Task conflict prevention lock

If there is a possibility of multiple worker nodes executing the same task, task cache conflict may happen. Specifically, while node A is loading the cache of a task, node B may be writing to it. This can lead to reading an inappropriate data and other unwanted behaviors.

The redis lock introduced in this page is a feature to prevent such cache collisions.

Requires

You need to install redis for using this advanced feature.

How to use

  1. Set up a redis server at somewhere accessible from gokart/luigi jobs.

    e.g.
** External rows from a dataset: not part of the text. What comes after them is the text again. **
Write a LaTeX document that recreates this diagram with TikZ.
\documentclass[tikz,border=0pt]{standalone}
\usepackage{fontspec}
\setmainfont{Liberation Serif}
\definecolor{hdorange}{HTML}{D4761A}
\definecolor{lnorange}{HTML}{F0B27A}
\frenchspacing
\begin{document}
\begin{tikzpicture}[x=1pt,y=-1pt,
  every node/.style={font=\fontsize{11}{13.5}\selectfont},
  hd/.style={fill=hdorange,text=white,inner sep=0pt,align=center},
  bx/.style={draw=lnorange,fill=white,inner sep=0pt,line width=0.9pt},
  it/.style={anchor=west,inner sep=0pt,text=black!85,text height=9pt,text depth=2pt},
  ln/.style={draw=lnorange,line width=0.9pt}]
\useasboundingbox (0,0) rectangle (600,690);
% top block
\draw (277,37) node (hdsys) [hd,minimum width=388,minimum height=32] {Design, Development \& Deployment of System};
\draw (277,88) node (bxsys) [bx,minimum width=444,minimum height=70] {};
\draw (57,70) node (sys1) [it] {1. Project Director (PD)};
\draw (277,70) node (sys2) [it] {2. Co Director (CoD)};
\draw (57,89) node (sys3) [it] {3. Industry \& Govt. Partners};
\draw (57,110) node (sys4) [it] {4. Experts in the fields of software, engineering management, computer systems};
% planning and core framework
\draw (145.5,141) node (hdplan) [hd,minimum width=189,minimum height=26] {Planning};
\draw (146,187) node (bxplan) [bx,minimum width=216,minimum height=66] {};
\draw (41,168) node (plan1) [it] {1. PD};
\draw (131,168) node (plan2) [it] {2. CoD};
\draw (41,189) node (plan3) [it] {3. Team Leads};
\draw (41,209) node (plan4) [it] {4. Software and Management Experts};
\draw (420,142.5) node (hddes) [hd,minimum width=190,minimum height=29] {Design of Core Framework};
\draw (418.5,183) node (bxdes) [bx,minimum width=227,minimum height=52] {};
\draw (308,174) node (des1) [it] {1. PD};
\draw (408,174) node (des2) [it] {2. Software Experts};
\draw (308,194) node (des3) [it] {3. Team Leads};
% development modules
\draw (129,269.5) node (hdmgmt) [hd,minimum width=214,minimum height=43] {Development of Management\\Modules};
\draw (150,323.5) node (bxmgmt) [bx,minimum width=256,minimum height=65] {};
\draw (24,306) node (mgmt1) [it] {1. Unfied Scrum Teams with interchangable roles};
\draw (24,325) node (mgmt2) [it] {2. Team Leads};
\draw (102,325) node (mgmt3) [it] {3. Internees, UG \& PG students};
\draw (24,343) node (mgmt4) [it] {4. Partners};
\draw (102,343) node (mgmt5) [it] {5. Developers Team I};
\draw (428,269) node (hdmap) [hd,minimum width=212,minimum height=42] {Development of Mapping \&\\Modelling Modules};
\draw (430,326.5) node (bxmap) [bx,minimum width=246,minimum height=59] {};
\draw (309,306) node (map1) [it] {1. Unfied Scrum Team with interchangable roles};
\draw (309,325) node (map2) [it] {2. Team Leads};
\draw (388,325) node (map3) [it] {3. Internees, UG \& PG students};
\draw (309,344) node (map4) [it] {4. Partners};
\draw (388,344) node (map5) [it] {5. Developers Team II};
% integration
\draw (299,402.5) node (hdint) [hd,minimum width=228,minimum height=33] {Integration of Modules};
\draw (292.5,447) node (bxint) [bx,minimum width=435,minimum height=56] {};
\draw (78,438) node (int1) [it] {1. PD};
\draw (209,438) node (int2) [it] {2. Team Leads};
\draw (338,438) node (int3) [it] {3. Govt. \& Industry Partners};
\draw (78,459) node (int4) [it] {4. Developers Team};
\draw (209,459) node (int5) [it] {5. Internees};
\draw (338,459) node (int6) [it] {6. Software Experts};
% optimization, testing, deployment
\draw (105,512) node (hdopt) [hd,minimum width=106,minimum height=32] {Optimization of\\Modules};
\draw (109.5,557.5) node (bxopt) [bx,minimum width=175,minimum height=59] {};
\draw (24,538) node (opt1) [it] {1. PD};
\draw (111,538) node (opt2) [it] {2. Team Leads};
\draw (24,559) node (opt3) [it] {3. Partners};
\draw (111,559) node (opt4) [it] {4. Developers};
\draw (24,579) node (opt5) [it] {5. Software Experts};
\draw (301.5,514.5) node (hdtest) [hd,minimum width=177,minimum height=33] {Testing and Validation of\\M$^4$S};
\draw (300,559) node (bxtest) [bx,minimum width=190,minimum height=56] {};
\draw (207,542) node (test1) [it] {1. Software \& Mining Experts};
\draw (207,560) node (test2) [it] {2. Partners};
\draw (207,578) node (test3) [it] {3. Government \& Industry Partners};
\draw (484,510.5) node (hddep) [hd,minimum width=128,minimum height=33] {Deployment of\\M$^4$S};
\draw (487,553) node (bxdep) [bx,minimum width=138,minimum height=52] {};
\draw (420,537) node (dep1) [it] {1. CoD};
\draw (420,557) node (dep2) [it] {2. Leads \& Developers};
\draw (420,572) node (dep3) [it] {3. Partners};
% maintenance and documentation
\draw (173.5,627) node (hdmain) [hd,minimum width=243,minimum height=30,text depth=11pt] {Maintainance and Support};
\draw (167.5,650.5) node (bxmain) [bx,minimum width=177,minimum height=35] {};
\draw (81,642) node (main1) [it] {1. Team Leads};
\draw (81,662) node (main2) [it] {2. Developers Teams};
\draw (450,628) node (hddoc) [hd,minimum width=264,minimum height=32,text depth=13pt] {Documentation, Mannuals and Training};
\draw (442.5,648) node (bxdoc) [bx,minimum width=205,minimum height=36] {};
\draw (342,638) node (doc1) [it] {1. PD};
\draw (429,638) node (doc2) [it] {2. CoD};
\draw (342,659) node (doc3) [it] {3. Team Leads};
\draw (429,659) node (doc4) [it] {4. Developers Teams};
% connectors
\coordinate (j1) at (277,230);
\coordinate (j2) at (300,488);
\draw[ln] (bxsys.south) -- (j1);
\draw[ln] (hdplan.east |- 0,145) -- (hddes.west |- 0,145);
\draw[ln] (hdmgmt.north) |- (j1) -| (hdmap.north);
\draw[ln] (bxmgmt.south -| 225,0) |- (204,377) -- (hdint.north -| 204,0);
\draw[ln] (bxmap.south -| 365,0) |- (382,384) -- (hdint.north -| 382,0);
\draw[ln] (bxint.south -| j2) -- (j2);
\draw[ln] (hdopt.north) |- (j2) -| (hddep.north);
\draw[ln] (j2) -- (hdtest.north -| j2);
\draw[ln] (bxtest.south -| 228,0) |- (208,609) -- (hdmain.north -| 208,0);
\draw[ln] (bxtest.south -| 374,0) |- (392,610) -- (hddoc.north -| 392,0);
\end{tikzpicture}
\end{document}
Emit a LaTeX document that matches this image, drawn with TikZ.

Following script will run redis at your localhost.

    $ redis-server
    
  2. Set redis server hostname and port number as parameters of gokart.TaskOnKart().

    You can set it by adding --redis-host=[your-redis-localhost] --redis-port=[redis-port-number] options to gokart python script.

    e.g.

    python main.py sample.SomeTask --local-scheduler --redis-host=localhost --redis-port=6379
    

    Alternatively, you may set parameters at config file.

    e.g.

    [TaskOnKart]
    redis_host=localhost
    redis_port=6379
    
  3. Done

    With the above configuration, all tasks that inherits gokart.TaskOnKart will ask the redis server if any other node is not trying to access the same cache file at the same time whenever they access the file with dump or load.